C’était aussi la première fois que j’ai osé féminiser les personnages centraux d’une pièce classique. Géronte est devenu Madame Géronte et j’ai adapté le texte pour qu’Hyacinthe et Octave échangent leurs rôles pendant le spectacle. La comédienne qui jouait Hyacinthe a donc eu la chance de se joindre aux gars pour quelques aventures, et le comédien qui jouait Octave est devenu une femme douce et dévouée. De toute ma carrière, c’est l’une des choses dont je garde les meilleurs souvenirs. Je l’ai refait ensuite avec des textes de Shakespeare. Le Barde a bien sûr écrit des rôles étonnants pour les femmes, mais il était limité dans ce qu’il pouvait accomplir, à son époque. Aujourd’hui, je profite de la chance qui m’est offerte de prolonger les idées de Shakespeare, de le faire aller plus loin que ce qu’il pouvait lui-même faire.
J’ai été invitée ici principalement en raison de la pièce que j’ai montée cet été, Twelfth Night, dont la distribution était très «diversifiée» sans aucune référence culturelle directe ou déclarée. Mais je n’ai pas située l’intrigue au Mexique ou au Maroc. Pour moi, de toute façon, le théâtre prend place dans un univers parallèle – un espace mystérieux où se rencontrent l’univers de l’auteur et le monde réel. Si nous situons toujours les pièces de Shakespeare en Angleterre en 1600, si nous ne proposons rien d’autre aux communautés vers lesquelles on amène nos spectacles, pourquoi devrions-nous attendre que notre public nous soit fidèle?
Shakespeare est un monstre de la littérature et tout le monde a une opinion tranchée sur la façon dont ses pièces devraient être représentées.

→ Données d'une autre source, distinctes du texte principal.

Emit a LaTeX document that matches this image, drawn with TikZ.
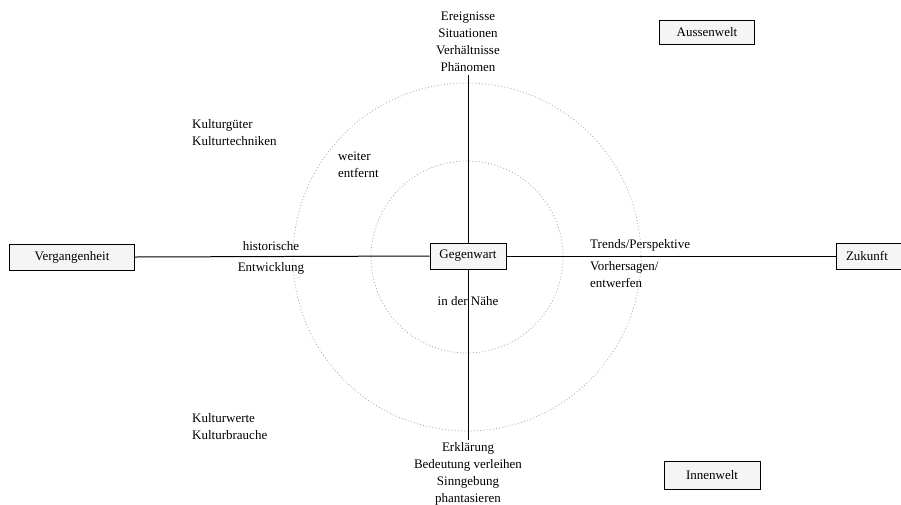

Trop souvent encore, on conteste les actualisations de son œuvre pour des raisons de fidélité historique. Or, Shakespeare lui-même ne se souciait pas d’exactitude historique. Il utilisait l’histoire comme prétexte pour parler de son temps. Parce que Shakespeare savait que le rôle du théâtre est toujours de s’adresser au présent. Comme le dit Hamlet, «le théâtre, dès l’origine comme aujourd’hui, a pour objet d’être le miroir de la nature».
Comme Shakespeare, j’essaie de tendre un miroir au monde qui m’entoure. Ce monde imparfait, complexe et, oui, diversifié. Et ce que j’essaie de faire, c’est de remettre en question ce que nous considérons comme étant la norme. À l’époque de Shakespeare, l’homme blanc était la couche de fond sur laquelle chaque autre être humain était représenté; c’était lui le matériau primaire avec laquelle toute l’humanité était construite sur scène. À ma propre manière (minuscule et peut-être maladroite), j’essaie de contester cette notion.
Parce que oui, je suis dans une position de pouvoir; ET je connais aussi l’exclusion.